**WHAT IS NEEDED:**
Every line of the data that contains the string "matplotlib" must be copied.

**SUPPLIED INFORMATION:**
=-=-=-=-=

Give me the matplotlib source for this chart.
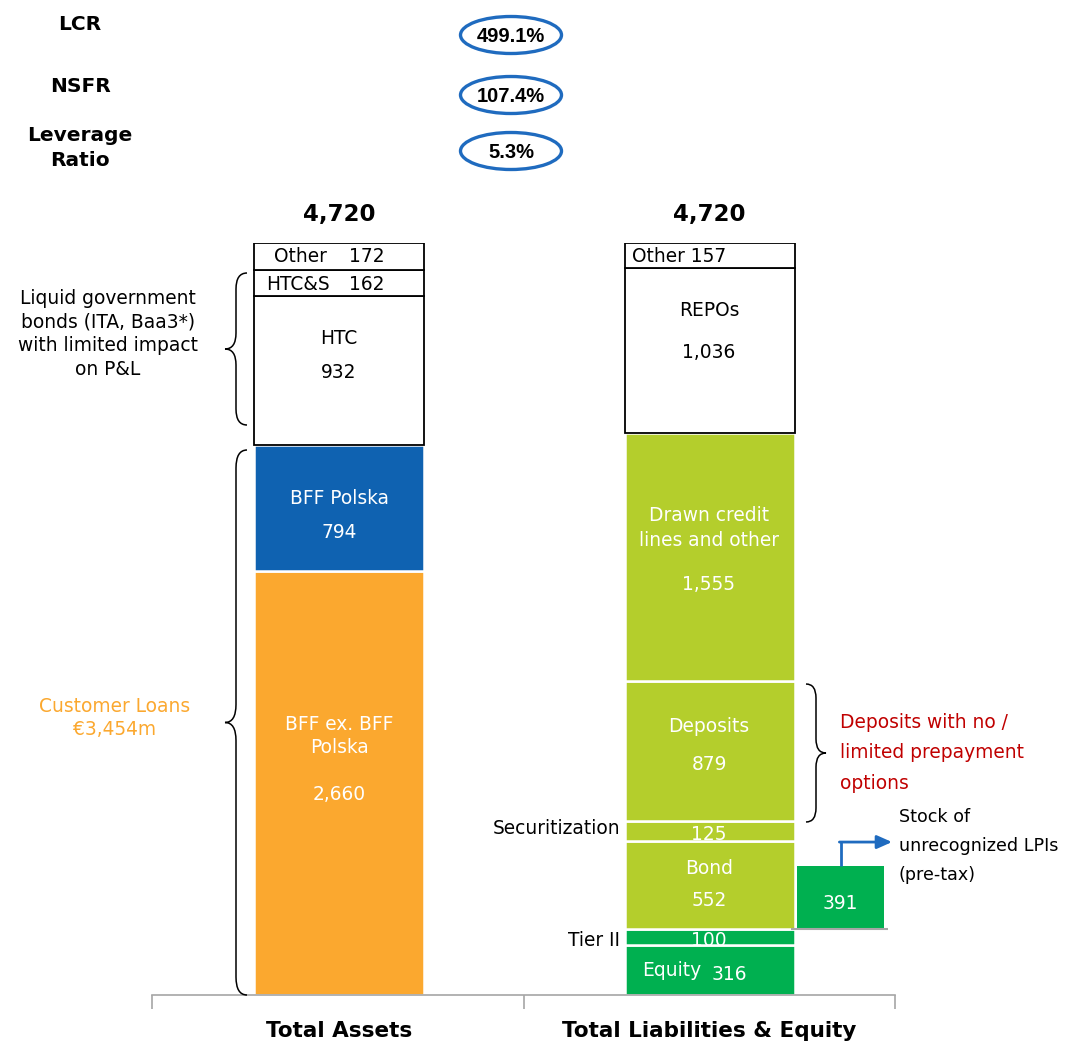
import matplotlib
matplotlib.use("Agg")
import matplotlib.pyplot as plt
from matplotlib.patches import Ellipse, PathPatch
from matplotlib.path import Path

# ---------------- data ----------------
categories = ["Total Assets", "Total Liabilities & Equity"]
totals = [4720, 4720]

asset_names = ["BFF ex. BFF\nPolska", "BFF Polska", "HTC", "HTC&S", "Other"]
asset_values = [2660, 794, 932, 162, 172]

liab_names = ["Equity", "Tier II", "Bond", "Securitization", "Deposits",
              "Drawn credit\nlines and other", "REPOs", "Other"]
liab_values = [316, 100, 552, 125, 879, 1555, 1036, 157]

lpi_value = 391

ratio_names = ["LCR", "NSFR", "Leverage\nRatio"]
ratio_values = ["499.1%", "107.4%", "5.3%"]

customer_loans_label = "Customer Loans\n€3,454m"
gov_bonds_label = "Liquid government\nbonds (ITA, Baa3*)\nwith limited impact\non P&L"
deposits_note = "Deposits with no /\nlimited prepayment\noptions"
lpi_note = "Stock of\nunrecognized LPIs\n(pre-tax)"

# ---------------- style ----------------
ORANGE = "#FBA82F"
BLUE = "#0F62B1"
LIME = "#B4CE2C"
GREEN = "#00B050"
RED = "#C00000"
EBLUE = "#1F6BBF"
GREY = "#A6A6A6"

asset_colors = [ORANGE, BLUE, "white", "white", "white"]
liab_colors = [GREEN, GREEN, LIME, LIME, LIME, LIME, "white", "white"]

FONT = "DejaVu Sans"
FS = 13.4
plt.rcParams["font.family"] = [FONT]

W, H = 1066, 1044
fig = plt.figure(figsize=(W / 100, H / 100), dpi=100)

# main axes: x=0 bar at px 339, x=1 bar at px 709.5
px_per_x = 370.5
x_left = -(339 - 152) / px_per_x
x_right = 1 + (895 - 709.5) / px_per_x
ax = fig.add_axes([152 / W, (H - 995) / H, 743 / W, 752 / H])
ax.set_xlim(x_left, x_right)
ax.set_ylim(0, totals[0])
bw = 170 / px_per_x


def stack(xpos, values, colors):
    bottom = 0
    for v, c in zip(values, colors):
        if c == "white":
            ax.bar(xpos, v, bw, bottom=bottom, color="white", edgecolor="black",
                   linewidth=1.3, zorder=2)
        else:
            ax.bar(xpos, v, bw, bottom=bottom, color=c, edgecolor="white",
                   linewidth=1.8, zorder=2)
        bottom += v


stack(0, asset_values, asset_colors)
stack(1, liab_values, liab_colors)

# LPI box
lpi_x = 1 + (840.5 - 709.5) / px_per_x
lpi_w = 87 / px_per_x
lpi_bottom = liab_values[0] + liab_values[1]
ax.bar(lpi_x, lpi_value, lpi_w, bottom=lpi_bottom, color=GREEN, edgecolor="none", zorder=2)
ax.hlines(lpi_bottom, 1 + bw / 2 - 0.01, lpi_x + lpi_w / 2 + 0.012, color=GREY, lw=1.5, zorder=3)
ax.text(lpi_x, lpi_bottom + lpi_value * 0.40, str(lpi_value), color="white",
        ha="center", va="center", fontsize=FS)
# arrow
arrow_y = 960
ax.plot([lpi_x, lpi_x], [lpi_bottom + lpi_value, arrow_y], color=EBLUE, lw=2, zorder=3,
        solid_capstyle="butt")
ax.annotate("", xy=(1 + (892 - 709.5) / px_per_x, arrow_y), xytext=(lpi_x - 0.003, arrow_y),
            arrowprops=dict(arrowstyle="-|>,head_length=0.9,head_width=0.4", color=EBLUE, lw=2,
                            shrinkA=0, shrinkB=0))

# totals
for i, t in enumerate(totals):
    ax.text(i, t + 180, f"{t:,}", ha="center", va="center", fontsize=16.5, fontweight="bold")

# spines / ticks
for s in ["top", "right", "left"]:
    ax.spines[s].set_visible(False)
ax.spines["bottom"].set_color(GREY)
ax.spines["bottom"].set_linewidth(1.2)
ax.set_yticks([])
ax.set_xticks([0, 1])
ax.set_xticklabels(categories, fontsize=15.5, fontweight="bold")
ax.tick_params(axis="x", which="major", length=0, pad=19)
ax.set_xticks([x_left, 0.5, x_right], minor=True)
ax.tick_params(axis="x", which="minor", length=10, color=GREY, width=1.2)
ax.patch.set_visible(False)

# ---------------- overlay in pixel coordinates ----------------
ov = fig.add_axes([0, 0, 1, 1])
ov.set_xlim(0, W)
ov.set_ylim(H, 0)
ov.axis("off")
ov.patch.set_visible(False)


def txt(x, y, s, **kw):
    kw.setdefault("fontsize", FS)
    kw.setdefault("ha", "center")
    kw.setdefault("va", "center")
    ov.text(x, y, s, **kw)


# ratios
ratio_y = [25, 86, 148]
ell_y = [35, 95, 151]
for name, val, ry, ey in zip(ratio_names, ratio_values, ratio_y, ell_y):
    txt(80, ry, name, fontsize=14.5, fontweight="bold", linespacing=1.4)
    ov.add_patch(Ellipse((511, ey), 101, 37, facecolor="none", edgecolor=EBLUE, lw=2.4))
    txt(511, ey + 1, val, fontsize=14.5, fontweight="bold", family="Liberation Sans")

# left bar labels
txt(300, 256, "Other")
txt(367, 257, str(asset_values[4]))
txt(298, 284, "HTC&S")
txt(367, 285, str(asset_values[3]))
txt(339, 338, asset_names[2])
txt(339, 373, f"{asset_values[2]:,}")
txt(339, 498, asset_names[1], color="white")
txt(339, 533, f"{asset_values[1]:,}", color="white")
txt(339, 736, asset_names[0], color="white", linespacing=1.3)
txt(339, 795, f"{asset_values[0]:,}", color="white")

# right bar labels
txt(632, 256, f"{liab_names[7]} {liab_values[7]}", ha="left")
txt(709, 311, liab_names[6])
txt(709, 352, f"{liab_values[6]:,}")
txt(709, 528, liab_names[5], color="white", linespacing=1.35)
txt(709, 585, f"{liab_values[5]:,}", color="white")
txt(709, 726, liab_names[4], color="white")
txt(709, 765, f"{liab_values[4]:,}", color="white")
txt(709, 834, f"{liab_values[3]:,}", color="white")
txt(620, 829, liab_names[3], ha="right")
txt(709, 868, liab_names[2], color="white")
txt(709, 901, f"{liab_values[2]:,}", color="white")
txt(709, 941, f"{liab_values[1]:,}", color="white")
txt(620, 940, liab_names[1], ha="right")
txt(672, 970, liab_names[0], color="white")
txt(729, 974, f"{liab_values[0]:,}", color="white")

# side notes
txt(108, 334, gov_bonds_label, linespacing=1.3)
txt(115, 718, customer_loans_label, color=ORANGE, linespacing=1.3)
txt(840, 753, deposits_note, color=RED, ha="left", linespacing=1.75)
txt(899, 846, lpi_note, ha="left", linespacing=1.8, fontsize=12.6)


def brace(x, y0, y1, depth, r=14, lw=1.1):
    """Curly brace; depth<0 tip points left, >0 tip points right."""
    ym = (y0 + y1) / 2
    xm = x + depth / 2
    xt = x + depth
    verts = [(x, y0), (xm, y0), (xm, y0 + r),
             (xm, ym - r), (xm, ym), (xt, ym),
             (xm, ym), (xm, ym + r),
             (xm, y1 - r), (xm, y1), (x, y1)]
    codes = [Path.MOVETO, Path.CURVE3, Path.CURVE3,
             Path.LINETO, Path.CURVE3, Path.CURVE3,
             Path.CURVE3, Path.CURVE3,
             Path.LINETO, Path.CURVE3, Path.CURVE3]
    ov.add_patch(PathPatch(Path(verts, codes), facecolor="none", edgecolor="black", lw=lw))


brace(247, 273, 425, -22, r=16)
brace(247, 450, 995, -22, r=18)
brace(806, 684, 822, 20, r=14)

fig.savefig("out.png", dpi=100)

=-=-=-=-=

**SOLUTION FOR THIS EXERCISE:**
Give me the matplotlib source for this chart.
import matplotlib
matplotlib.use("Agg")
import matplotlib.pyplot as plt
from matplotlib.patches import Ellipse, PathPatch
from matplotlib.path import Path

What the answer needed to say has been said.